Two former executives at iPayment have been accused of masterminding a scheme through which they allegedly embezzled more than $11 million from the credit card processing company through phony expense reimbursements, inflated invoices, and other improper accounting practices.
The U.S. Securities and Exchange Commission said former senior vice president of sales and marketing Nasir Shakouri and former chief operating officer Robert Torino concealed their misconduct for more than four years until August 2012, when another iPayment executive tipped off the company’s chief executive and CFO.
They allegedly were reimbursed by iPayment for more than $2.4 million in payments that they never actually made to third-party vendors using their personal credit cards, spending more than $1.8 million of the money on Dell computer equipment.

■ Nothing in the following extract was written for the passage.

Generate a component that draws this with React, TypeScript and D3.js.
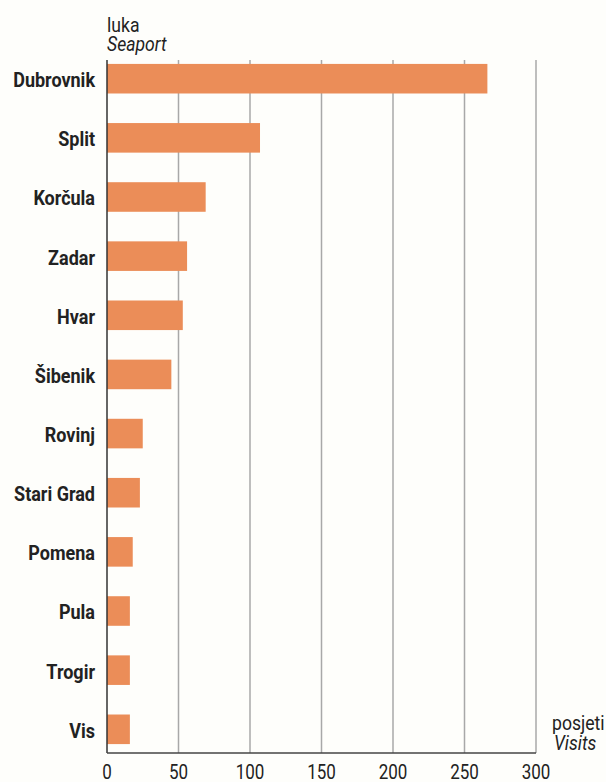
import * as d3 from "d3";
import { useEffect, useRef } from "react";

const ports = [
  "Dubrovnik", "Split", "Korčula", "Zadar", "Hvar", "Šibenik",
  "Rovinj", "Stari Grad", "Pomena", "Pula", "Trogir", "Vis"
];
const visits = [266, 107, 69, 56, 53, 45, 25, 23, 18, 16, 16, 16];
const xTicks = [0, 50, 100, 150, 200, 250, 300];

const W = 606;
const H = 782;
const FONT = "Roboto, 'Liberation Sans', sans-serif";

export default function App() {
  const ref = useRef<SVGSVGElement | null>(null);

  useEffect(() => {
    if (!ref.current) return;
    const svg = d3.select(ref.current);
    svg.selectAll("*").remove();

    const left = 107;
    const right = 536;
    const top = 60;
    const axisY = 753;

    const x = d3.scaleLinear().domain([0, 300]).range([left, right]);
    const y = d3.scaleBand<string>()
      .domain(ports)
      .range([58, 750])
      .paddingInner(0.5)
      .paddingOuter(0.1);

    svg.append("rect").attr("width", W).attr("height", H).attr("fill", "#fefefb");

    // grid lines
    svg.append("g")
      .selectAll("line")
      .data(xTicks.slice(1))
      .join("line")
      .attr("x1", d => x(d))
      .attr("x2", d => x(d))
      .attr("y1", top)
      .attr("y2", axisY)
      .attr("stroke", "#a8a8a8")
      .attr("stroke-width", 1.5);

    // bars
    svg.append("g")
      .selectAll("rect")
      .data(ports)
      .join("rect")
      .attr("x", x(0))
      .attr("y", d => y(d)!)
      .attr("width", (_, i) => x(visits[i]) - x(0))
      .attr("height", y.bandwidth())
      .attr("fill", "#eb8d58");

    // axis lines
    svg.append("line")
      .attr("x1", x(0)).attr("x2", x(0))
      .attr("y1", top).attr("y2", axisY)
      .attr("stroke", "#333").attr("stroke-width", 1.5);
    svg.append("line")
      .attr("x1", x(0)).attr("x2", x(300))
      .attr("y1", axisY).attr("y2", axisY)
      .attr("stroke", "#444").attr("stroke-width", 1.5);

    // category labels, squeezed to look condensed
    svg.append("g")
      .selectAll("text")
      .data(ports)
      .join("text")
      .attr("transform", d => `translate(95,${y(d)! + y.bandwidth() / 2}) scale(0.9,1)`)
      .attr("dy", "0.42em")
      .attr("text-anchor", "end")
      .attr("font-family", FONT)
      .attr("font-weight", "bold")
      .attr("font-size", 20)
      .attr("fill", "#222")
      .text(d => d);

    // tick labels
    svg.append("g")
      .selectAll("text")
      .data(xTicks)
      .join("text")
      .attr("transform", d => `translate(${x(d)},779) scale(0.85,1)`)
      .attr("text-anchor", "middle")
      .attr("font-family", FONT)
      .attr("font-size", 20)
      .attr("fill", "#222")
      .text(d => d);

    // axis titles
    const titles = [
      { t: "luka", x: left, y: 32, italic: false },
      { t: "Seaport", x: left, y: 51, italic: true },
      { t: "posjeti", x: 552, y: 730, italic: false },
      { t: "Visits", x: 554, y: 750, italic: true }
    ];
    svg.append("g")
      .selectAll("text")
      .data(titles)
      .join("text")
      .attr("transform", d => `translate(${d.x},${d.y}) scale(0.88,1)`)
      .attr("font-family", FONT)
      .attr("font-size", 20)
      .attr("font-style", d => (d.italic ? "italic" : "normal"))
      .attr("fill", "#222")
      .text(d => d.t);
  }, []);

  return (
    <svg
      ref={ref}
      width={W}
      height={H}
      style={{ position: "absolute", left: 0, top: 0 }}
    />
  );
}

The SEC also charged three other former iPayment executives — Bronson Quon, John Hong, and Jonathan Skarie — in a civil complaint with helping Shakouri and Torino by, among other things, falsifying books and records to hide the thefts of corporate funds.
In a parallel criminal case, Shakouri and Torino have agreed to plead guilty to federal charges of conspiracy to commit wire fraud.
“As alleged in our complaint, these executives manipulated iPayment’s internal accounting systems, lied to the external auditor, and caused approximately $11.6 million in losses to the company,” Sanjay Wadhwa, senior associate director of the SEC’s New York Regional Office, said in a news release.
iPayment primarily processes credit and debit transactions for small merchants, many of whom are recruited to use iPayment’s services by agents or independent sales offices. The company sometimes paid sales offices a portion of the fees it collected from the merchants recruited by the sales offices, as well as bonuses and referral fees collectively known as residuals.
In addition to the fake reimbursements, the SEC said Shakouri and Torino defrauded iPayment of residuals and other related payments totaling more than $6.1 million and pocketed about $2.1 million by inflating invoices to two third-party vendors, who then kicked back the overcharged amounts.